» LISTED RECORDS:

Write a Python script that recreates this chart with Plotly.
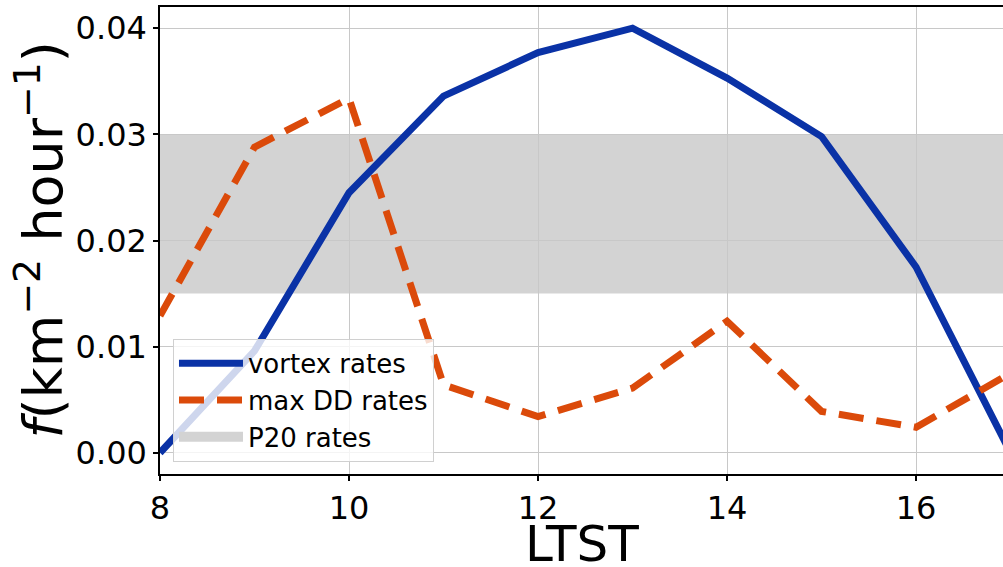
import plotly.graph_objects as go

# ----------------------------
# Data
# ----------------------------
ltst = [8, 9, 10, 11, 12, 13, 14, 15, 16, 17]
vortex_rates = [0.0000, 0.0096, 0.0245, 0.0336, 0.0377, 0.0400, 0.0353, 0.0298, 0.0175, 0.0000]
max_dd_rates = [0.0129, 0.0288, 0.0334, 0.0064, 0.0034, 0.0061, 0.0124, 0.0039, 0.0024, 0.0075]
p20_low = 0.015
p20_high = 0.030
x_ticks = [8, 10, 12, 14, 16]
y_ticks = [0.00, 0.01, 0.02, 0.03, 0.04]

BLUE = "#0a32a6"
ORANGE = "#db4a0a"
GRAY = "#d3d3d3"
FONT = "DejaVu Sans"

fig = go.Figure()

# P20 band, under the grid like matplotlib's axhspan
fig.add_shape(
    type="rect", xref="x domain", yref="y",
    x0=0, x1=1, y0=p20_low, y1=p20_high,
    fillcolor=GRAY, line=dict(width=0), layer="below",
)

fig.add_trace(go.Scatter(
    x=ltst, y=vortex_rates, mode="lines", name="vortex rates",
    line=dict(color=BLUE, width=7),
))
fig.add_trace(go.Scatter(
    x=ltst, y=max_dd_rates, mode="lines", name="max DD rates",
    line=dict(color=ORANGE, width=7, dash="25px,13px"),
))
# legend proxy for the band
fig.add_trace(go.Scatter(
    x=[None], y=[None], mode="lines", name="P20 rates",
    line=dict(color=GRAY, width=20),
))

fig.update_layout(
    width=1003, height=567,
    margin=dict(l=160, r=0, t=7, b=93),
    plot_bgcolor="white", paper_bgcolor="white",
    font=dict(family=FONT, color="black"),
    showlegend=True,
    legend=dict(
        x=0.0154, y=0.026, xanchor="left", yanchor="bottom",
        bgcolor="rgba(255,255,255,0.8)", bordercolor="#d0d0d0", borderwidth=1,
        font=dict(size=26, family=FONT), tracegroupgap=0, itemwidth=64,
    ),
)

fig.update_xaxes(
    range=[8, 16.92], tickvals=x_ticks,
    showgrid=True, gridcolor="#c8c8c8", gridwidth=1,
    showline=True, linecolor="black", linewidth=1.5, mirror=True,
    ticks="outside", ticklen=5, tickwidth=2, tickcolor="black",
    tickfont=dict(size=32), zeroline=False,
)
fig.update_yaxes(
    range=[-0.002, 0.042], tickvals=y_ticks, tickformat=".2f",
    showgrid=True, gridcolor="#c8c8c8", gridwidth=1,
    showline=True, linecolor="black", linewidth=1.5,
    ticks="outside", ticklen=5, tickwidth=2, tickcolor="black",
    tickfont=dict(size=32), zeroline=False,
)

# axis titles
fig.add_annotation(
    text="LTST", xref="paper", yref="paper", x=0.5, y=-0.0835,
    xanchor="center", yanchor="top", showarrow=False,
    font=dict(size=50, family=FONT),
)
fig.add_annotation(
    text="<i>f</i>(km<sup>\u22122</sup> hour<sup>\u22121</sup>)",
    xref="paper", yref="paper", x=-0.1423, y=0.5,
    xanchor="center", yanchor="middle", textangle=-90, showarrow=False,
    font=dict(size=54, family=FONT),
)

# drop the default 8px body margin so the figure fills the window
fig.write_html(
    "out.html",
    config={"displayModeBar": False},
    post_script="document.body.style.margin='0';",
)
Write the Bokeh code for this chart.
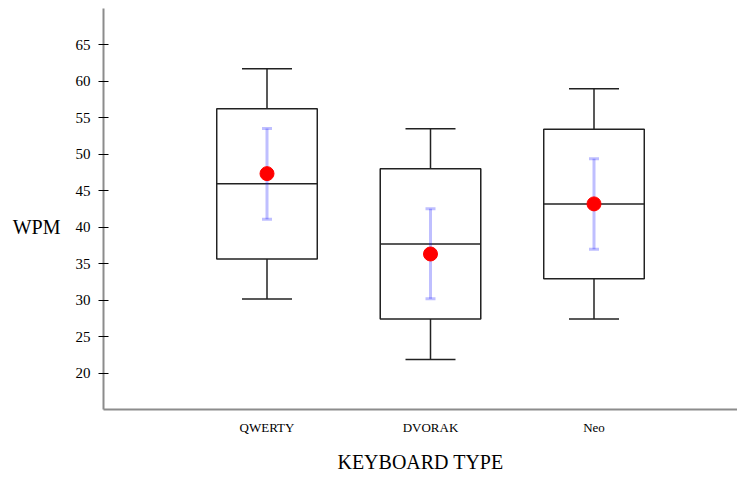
from bokeh.plotting import figure
from bokeh.models import FixedTicker, Range1d, LinearAxis, ColumnDataSource
from bokeh.embed import file_html
from bokeh.resources import INLINE

categories = ["QWERTY", "DVORAK", "Neo"]
positions = [1, 2, 3]
q1 = [35.65, 27.42, 32.92]
median = [45.98, 37.70, 43.20]
q3 = [56.26, 48.03, 53.44]
whisker_low = [30.15, 21.87, 27.42]
whisker_high = [61.72, 53.49, 59.00]
mean = [47.35, 36.33, 43.20]
err_low = [41.11, 30.19, 36.97]
err_high = [53.53, 42.52, 49.40]
y_ticks = [20, 25, 30, 35, 40, 45, 50, 55, 60, 65]
y_label = "WPM"
y_label_at = 40

FONT = "Liberation Serif"
BOX_W = 0.615

src = ColumnDataSource(dict(
    x=positions, q1=q1, median=median, q3=q3, wl=whisker_low, wh=whisker_high,
    mean=mean, el=err_low, eh=err_high,
    xl=[x - BOX_W / 2 for x in positions], xr=[x + BOX_W / 2 for x in positions],
))

p = figure(width=737, height=475, output_backend="svg", toolbar_location=None,
           x_range=Range1d(0, (737 - 103) / 163.5), y_range=Range1d(15, 70),
           min_border_left=103, min_border_right=0, min_border_top=8, min_border_bottom=65)
p.outline_line_color = None
p.xgrid.visible = False
p.ygrid.visible = False
p.background_fill_color = "white"

# whisker stems
p.segment(x0="x", y0="q3", x1="x", y1="wh", source=src, line_color="#222222", line_width=1.5)
p.segment(x0="x", y0="q1", x1="x", y1="wl", source=src, line_color="#222222", line_width=1.5)
# whisker caps
p.dash(x="x", y="wh", source=src, size=50, line_color="#222222", line_width=1.5)
p.dash(x="x", y="wl", source=src, size=50, line_color="#222222", line_width=1.5)
# boxes
p.quad(left="xl", right="xr", bottom="q1", top="q3", source=src,
       fill_color="white", line_color="#222222", line_width=1.5)
# medians
p.segment(x0="xl", y0="median", x1="xr", y1="median", source=src, line_color="#222222", line_width=1.5)
# error bars
p.segment(x0="x", y0="el", x1="x", y1="eh", source=src, line_color="blue", line_alpha=0.25, line_width=3)
p.dash(x="x", y="eh", source=src, size=10, line_color="blue", line_alpha=0.25, line_width=3)
p.dash(x="x", y="el", source=src, size=10, line_color="blue", line_alpha=0.25, line_width=3)
# means
p.scatter(x="x", y="mean", source=src, size=14, fill_color="red", line_color="red")

# y axis
ya = p.yaxis[0]
ya.ticker = FixedTicker(ticks=y_ticks)
ya.minor_tick_line_color = None
ya.major_tick_in = 5
ya.major_tick_out = 5
ya.major_tick_line_color = "black"
ya.major_tick_line_width = 1
ya.axis_line_color = "#8c8c8c"
ya.axis_line_width = 2
ya.major_label_text_font = FONT
ya.major_label_text_font_size = "15px"
ya.major_label_text_color = "black"
ya.major_label_standoff = 8

# horizontal "WPM" label as an outer axis tick label
ya2 = LinearAxis(ticker=FixedTicker(ticks=[y_label_at]),
                 major_label_overrides={y_label_at: y_label})
ya2.axis_line_color = None
ya2.major_tick_line_color = None
ya2.minor_tick_line_color = None
ya2.major_tick_in = 0
ya2.major_tick_out = 0
ya2.major_label_text_font = FONT
ya2.major_label_text_font_size = "20px"
ya2.major_label_text_color = "black"
ya2.major_label_standoff = 12
p.add_layout(ya2, "left")

# x axis
xa = p.xaxis[0]
xa.ticker = FixedTicker(ticks=positions)
xa.major_label_overrides = {pos: cat for pos, cat in zip(positions, categories)}
xa.minor_tick_line_color = None
xa.major_tick_line_color = None
xa.major_tick_in = 0
xa.major_tick_out = 0
xa.axis_line_color = "#8c8c8c"
xa.axis_line_width = 2
xa.major_label_text_font = FONT
xa.major_label_text_font_size = "13px"
xa.major_label_text_color = "black"
xa.major_label_standoff = 10
xa.axis_label = "KEYBOARD TYPE"
xa.axis_label_text_font = FONT
xa.axis_label_text_font_size = "20px"
xa.axis_label_text_font_style = "normal"
xa.axis_label_text_color = "black"
xa.axis_label_standoff = 13

open("out.html", "w").write(file_html(p, INLINE))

» WRITTEN PROBLEM:
The answer is one number: how many lines of the material above contain "chart".

» SOLUTION:
2